Paris: France and Portugal, two of Europe`s footballing heavyweights, face a fraught test of nerves on Tuesday with their places at the 2014 World Cup finals at stake.
France, the 1998 world champions, are 2-0 down to Ukraine after the first leg of their play-off ahead of the return in Paris while Portugal, semi-finalists in 2006, take a slender 1-0 advantage to Sweden.
Elsewhere, Greece look well set to make the finals in Brazil next year as they enjoy a 3-1 lead over Romania while Iceland, bidding to become the smallest country to reach the World Cup, are 0-0 with Croatia ahead of their trip to Zagreb.
France are clearly most at risk of failing to qualify for a major championships for the first time since they missed the boat for the 1994 World Cup.
And although Ukraine have lost their previous three play-offs -- against Croatia (1998), Germany (2002) and Greece (2010) -- they arrive in Paris with a two-goal cushion from the first leg, a psychological advantage and facing a home team smarting from a pasting in the press.
The manner of their defeat in Kiev on Friday prompted the sports daily L`Equipe to write off their chances.
"In terms of what we saw on Friday night ... The French would do well just to draw the second leg," offered the newspaper.
And if they are to overcome the Ukrainians, they will have to do so without Laurent Kolchensky at the heart of their defence after the Arsenal defender was sent off late on following a clash with Oleksandr Kucher as tension spilled over.
France coach Didier Deschamps, who admitted his side were undone by Ukraine`s sheer physicality in the first leg, said: "We`ve got to put them under pressure, to go at them. On Tuesday, we`ve got to be in the battle. We have the ability to turn it round and that`s what we have to do."

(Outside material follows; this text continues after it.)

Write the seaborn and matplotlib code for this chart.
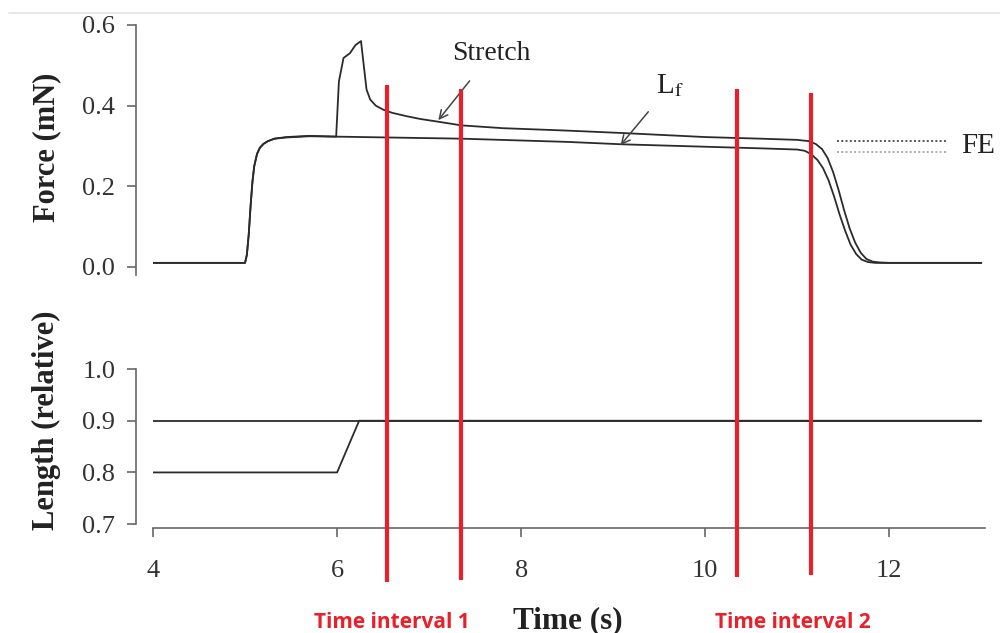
import numpy as np
import pandas as pd
import matplotlib
matplotlib.use("Agg")
import matplotlib.pyplot as plt
import seaborn as sns
from matplotlib.transforms import blended_transform_factory
from matplotlib.lines import Line2D

# ---------------- data ----------------
force_time_stretch = [4.0, 5.0, 5.02, 5.04, 5.06, 5.08, 5.1, 5.13, 5.16, 5.2, 5.25, 5.32,
                      5.45, 5.7, 5.99, 6.02, 6.07, 6.14, 6.2, 6.26, 6.29, 6.32, 6.36,
                      6.42, 6.5, 6.6, 6.75, 6.9, 7.1, 7.35, 7.8, 8.5, 9.1, 10.0, 10.6,
                      11.0, 11.12, 11.2, 11.27, 11.33, 11.39, 11.45, 11.51, 11.57, 11.63,
                      11.69, 11.75, 11.82, 11.9, 12.0, 13.0]
force_stretch = [0.01, 0.01, 0.03, 0.08, 0.15, 0.21, 0.25, 0.28, 0.295, 0.305, 0.312, 0.318,
                 0.322, 0.325, 0.323, 0.46, 0.518, 0.53, 0.55, 0.56, 0.5, 0.44, 0.415,
                 0.4, 0.39, 0.382, 0.374, 0.367, 0.36, 0.351, 0.344, 0.338, 0.332, 0.322,
                 0.318, 0.315, 0.312, 0.305, 0.292, 0.27, 0.235, 0.19, 0.14, 0.095, 0.06,
                 0.035, 0.02, 0.013, 0.011, 0.01, 0.01]

force_time_iso = [4.0, 5.0, 5.02, 5.04, 5.06, 5.08, 5.1, 5.13, 5.16, 5.2, 5.25, 5.32,
                  5.45, 5.7, 6.0, 7.35, 8.5, 9.1, 10.0, 10.6, 11.0, 11.08, 11.15, 11.22,
                  11.28, 11.34, 11.4, 11.46, 11.52, 11.58, 11.64, 11.7, 11.77, 11.85,
                  12.0, 13.0]
force_iso = [0.01, 0.01, 0.03, 0.08, 0.15, 0.21, 0.25, 0.28, 0.295, 0.305, 0.312, 0.318,
             0.321, 0.324, 0.323, 0.318, 0.31, 0.304, 0.298, 0.294, 0.291, 0.288, 0.28,
             0.265, 0.245, 0.215, 0.175, 0.13, 0.09, 0.055, 0.032, 0.018, 0.012, 0.01,
             0.01, 0.01]

length_time_stretch = [4.0, 6.0, 6.24, 13.0]
length_stretch = [0.8, 0.8, 0.9, 0.9]
length_time_iso = [4.0, 13.0]
length_iso = [0.9, 0.9]

fe_levels = [0.311, 0.286]
fe_span = [11.43, 12.64]

interval_times = [6.54, 7.35, 10.35, 11.15]
interval_labels = ["Time interval 1", "Time interval 2"]
interval_label_x = [6.60, 10.95]

xticks = [4, 6, 8, 10, 12]
force_ticks = [0.0, 0.2, 0.4, 0.6]
length_ticks = [0.7, 0.8, 0.9, 1.0]

# ---------------- style ----------------
sns.set_style("ticks")
plt.rcParams['font.family'] = ['Liberation Serif', 'DejaVu Serif']
plt.rcParams['mathtext.fontset'] = 'stix'

LINE = "#2b2b2b"
SPINE = "#666666"
RED = "#e8202a"

fig = plt.figure(figsize=(10, 6.33), dpi=100)
ax1 = fig.add_axes([0.153, 0.5656, 0.832, 0.395])
ax2 = fig.add_axes([0.153, 0.172, 0.832, 0.245])

df_fs = pd.DataFrame({"t": force_time_stretch, "f": force_stretch})
df_fi = pd.DataFrame({"t": force_time_iso, "f": force_iso})
df_ls = pd.DataFrame({"t": length_time_stretch, "l": length_stretch})
df_li = pd.DataFrame({"t": length_time_iso, "l": length_iso})

sns.lineplot(data=df_fi, x="t", y="f", ax=ax1, color=LINE, linewidth=1.3,
             estimator=None, sort=False)
sns.lineplot(data=df_fs, x="t", y="f", ax=ax1, color=LINE, linewidth=1.3,
             estimator=None, sort=False)
sns.lineplot(data=df_li, x="t", y="l", ax=ax2, color=LINE, linewidth=1.3,
             estimator=None, sort=False)
sns.lineplot(data=df_ls, x="t", y="l", ax=ax2, color=LINE, linewidth=1.3,
             estimator=None, sort=False)

for ax in (ax1, ax2):
    ax.set_xlim(4, 13.04)
    for s in ("top", "right"):
        ax.spines[s].set_visible(False)
    ax.spines["left"].set_position(("outward", 12.2))
    for s in ("left", "bottom"):
        ax.spines[s].set_color(SPINE)
        ax.spines[s].set_linewidth(1.2)
    ax.tick_params(colors=SPINE, labelcolor="#333333", length=6.5, width=1.2,
                   labelsize=19, pad=8.5)

ax1.set_ylim(-0.02, 0.6)
ax1.set_yticks(force_ticks)
ax1.set_yticklabels([f"{v:.1f}" for v in force_ticks])
ax1.spines["bottom"].set_visible(False)
ax1.tick_params(bottom=False, labelbottom=False)
ax1.set_xlabel("")
ax1.set_ylabel("Force (mN)", fontsize=22, fontweight="bold", color="#222222")
ax1.yaxis.set_label_coords(-0.128, 0.51)
ax1.yaxis.label.set_va("center")

ax2.set_ylim(0.7, 1.0)
ax2.set_yticks(length_ticks)
ax2.set_yticklabels([f"{v:.1f}" for v in length_ticks])
ax2.set_xticks(xticks)
ax2.set_xticklabels([str(v) for v in xticks])
ax2.spines["bottom"].set_position(("outward", 3))
ax2.tick_params(axis="x", pad=16)
ax2.set_ylabel("Length (relative)", fontsize=22, fontweight="bold", color="#222222")
ax2.yaxis.set_label_coords(-0.128, 0.67)
ax2.yaxis.label.set_va("center")
ax2.set_xlabel("Time (s)", fontsize=22.5, fontweight="bold", color="#222222")
ax2.xaxis.set_label_coords(0.498, -0.62)
ax2.xaxis.label.set_va("center")

# annotations
ax1.annotate("Stretch", xy=(7.10, 0.364), xytext=(7.68, 0.53),
             fontsize=20, color="#222222", ha="center", va="center",
             arrowprops=dict(arrowstyle="->", color="#444444", lw=1.1,
                             shrinkA=11, shrinkB=0, mutation_scale=15))
ax1.annotate(r"L$_\mathrm{f}$", xy=(9.08, 0.302), xytext=(9.62, 0.45),
             fontsize=21, color="#222222", ha="center", va="center",
             arrowprops=dict(arrowstyle="->", color="#444444", lw=1.1,
                             shrinkA=9, shrinkB=0, mutation_scale=15))
ax1.plot(fe_span, [fe_levels[0]] * 2, linestyle=(0, (1, 1.2)), color="#555555",
         linewidth=1.4, clip_on=False)
ax1.plot(fe_span, [fe_levels[1]] * 2, linestyle=(0, (1, 1.2)), color="#aaaaaa",
         linewidth=1.4, clip_on=False)
ax1.text(12.96, 0.30, "FE", fontsize=21, color="#222222", ha="center", va="center",
         clip_on=False)

# red interval markers spanning both panels
trans = blended_transform_factory(ax2.transData, fig.transFigure)
tops = [1 - 85 / 633, 1 - 89 / 633, 1 - 89 / 633, 1 - 93 / 633]
bottoms = [1 - 582 / 633, 1 - 580 / 633, 1 - 577 / 633, 1 - 575 / 633]
for t, y0, y1 in zip(interval_times, bottoms, tops):
    fig.add_artist(Line2D([t, t], [y0, y1], transform=trans, color=RED,
                          linewidth=3.0, solid_capstyle="butt"))
for x, lab in zip(interval_label_x, interval_labels):
    fig.text(x, 1 - 622 / 633, lab, transform=trans, color=RED, fontsize=15,
             fontweight="bold", family=["Open Sans", "DejaVu Sans"], ha="center",
             va="center")

# light screenshot border line at the top
fig.add_artist(Line2D([0.009, 1.0], [1 - 13 / 633, 1 - 13 / 633],
                      transform=fig.transFigure, color="#e4e4e4", linewidth=1.2))

fig.savefig("out.png", dpi=100)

In Solna, near Stockholm, things are more finely poised, with Sweden taking on Portugal in the second leg a goal down from Lisbon, predictably scored late in the game by Cristiano Ronaldo.

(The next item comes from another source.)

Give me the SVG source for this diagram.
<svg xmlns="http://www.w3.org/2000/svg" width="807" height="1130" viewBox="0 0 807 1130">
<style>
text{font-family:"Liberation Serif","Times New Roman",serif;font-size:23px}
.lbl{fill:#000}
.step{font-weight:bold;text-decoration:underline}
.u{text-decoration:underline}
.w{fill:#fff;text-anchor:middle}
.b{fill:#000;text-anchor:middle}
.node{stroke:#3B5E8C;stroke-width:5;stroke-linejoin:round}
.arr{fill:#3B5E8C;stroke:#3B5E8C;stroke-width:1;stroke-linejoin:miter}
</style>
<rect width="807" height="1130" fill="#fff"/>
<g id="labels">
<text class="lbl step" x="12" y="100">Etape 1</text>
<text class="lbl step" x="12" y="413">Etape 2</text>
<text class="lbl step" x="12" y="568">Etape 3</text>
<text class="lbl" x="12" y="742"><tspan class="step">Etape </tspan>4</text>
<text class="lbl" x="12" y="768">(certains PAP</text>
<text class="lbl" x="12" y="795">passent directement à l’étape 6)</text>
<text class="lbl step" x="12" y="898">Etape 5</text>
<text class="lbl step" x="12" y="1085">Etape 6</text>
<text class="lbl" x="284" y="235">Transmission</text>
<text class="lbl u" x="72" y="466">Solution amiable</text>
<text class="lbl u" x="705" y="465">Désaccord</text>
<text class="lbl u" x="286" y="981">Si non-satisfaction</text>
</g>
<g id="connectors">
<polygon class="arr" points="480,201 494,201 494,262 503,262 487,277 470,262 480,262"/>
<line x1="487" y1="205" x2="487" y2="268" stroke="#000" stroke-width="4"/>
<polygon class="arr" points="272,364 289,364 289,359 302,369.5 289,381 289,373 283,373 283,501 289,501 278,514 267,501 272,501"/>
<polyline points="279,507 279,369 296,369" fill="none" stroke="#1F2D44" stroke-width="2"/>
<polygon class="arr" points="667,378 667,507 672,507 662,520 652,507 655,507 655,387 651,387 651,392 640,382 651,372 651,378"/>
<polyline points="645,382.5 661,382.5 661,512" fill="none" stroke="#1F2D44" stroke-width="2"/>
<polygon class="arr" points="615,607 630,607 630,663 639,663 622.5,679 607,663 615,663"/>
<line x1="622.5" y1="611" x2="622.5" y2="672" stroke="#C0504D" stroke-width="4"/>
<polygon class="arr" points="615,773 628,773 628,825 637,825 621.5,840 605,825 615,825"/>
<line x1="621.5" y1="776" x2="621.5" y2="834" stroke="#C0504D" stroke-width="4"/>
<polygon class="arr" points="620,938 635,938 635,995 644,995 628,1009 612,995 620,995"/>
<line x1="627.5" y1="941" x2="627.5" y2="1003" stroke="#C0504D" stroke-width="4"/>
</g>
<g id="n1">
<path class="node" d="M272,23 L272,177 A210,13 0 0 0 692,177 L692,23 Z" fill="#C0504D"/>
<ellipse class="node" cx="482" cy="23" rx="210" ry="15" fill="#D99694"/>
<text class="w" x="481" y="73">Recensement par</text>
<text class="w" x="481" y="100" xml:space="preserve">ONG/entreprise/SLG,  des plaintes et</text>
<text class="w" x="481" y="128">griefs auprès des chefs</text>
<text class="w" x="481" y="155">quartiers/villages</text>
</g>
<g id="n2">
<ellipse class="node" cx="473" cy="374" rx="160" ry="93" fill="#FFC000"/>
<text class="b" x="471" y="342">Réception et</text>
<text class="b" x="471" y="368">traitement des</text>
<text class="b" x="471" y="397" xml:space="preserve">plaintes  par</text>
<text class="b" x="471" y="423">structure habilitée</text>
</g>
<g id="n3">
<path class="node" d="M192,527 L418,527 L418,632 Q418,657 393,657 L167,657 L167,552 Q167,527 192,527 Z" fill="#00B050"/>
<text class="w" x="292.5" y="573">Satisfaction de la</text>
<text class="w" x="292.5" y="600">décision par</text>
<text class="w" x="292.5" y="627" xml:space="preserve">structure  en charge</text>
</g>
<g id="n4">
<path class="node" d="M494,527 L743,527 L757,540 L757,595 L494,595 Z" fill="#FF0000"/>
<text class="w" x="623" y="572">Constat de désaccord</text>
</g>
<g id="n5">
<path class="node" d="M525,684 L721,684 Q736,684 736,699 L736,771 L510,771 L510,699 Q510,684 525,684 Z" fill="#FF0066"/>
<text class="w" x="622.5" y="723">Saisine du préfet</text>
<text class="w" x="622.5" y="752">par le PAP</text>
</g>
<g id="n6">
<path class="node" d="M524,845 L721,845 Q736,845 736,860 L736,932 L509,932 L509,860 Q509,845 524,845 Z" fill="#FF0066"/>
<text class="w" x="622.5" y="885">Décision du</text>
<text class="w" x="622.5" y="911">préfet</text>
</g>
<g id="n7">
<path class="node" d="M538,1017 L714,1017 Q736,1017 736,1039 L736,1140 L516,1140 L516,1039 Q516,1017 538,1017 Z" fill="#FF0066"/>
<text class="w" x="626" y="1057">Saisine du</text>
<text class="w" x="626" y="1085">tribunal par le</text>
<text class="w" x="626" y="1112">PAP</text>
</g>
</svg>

Swedish hopes rest even more squarely than ever on the broad shoulders of Zlatan Ibrahimovic, especially with his phenomenal goalscoring record at the Friends Arena, where he has found the net 10 times since the stadium was inaugurated a year ago.
Elsewhere, Greece should complete the formality of qualifying in Bucharest, having racked up a surprising 3-1 advantage from the first leg in Piraeus.
But little Iceland travel to Zagreb with their improbable World Cup dream still just about alive after a desperate draw in the goalless first leg in Reykjavik.
That match saw them fight a constant rearguard action against relentless waves of Croatian attacks after being reduced to 10 men for the last 40 minutes after defender Olafur Skulason was sent off.
Yet they still have everything left to play for and should they achieve the unthinkable and win in Zagreb they would become the fist nation with a population of under a million ever to reach the final stages of the competition.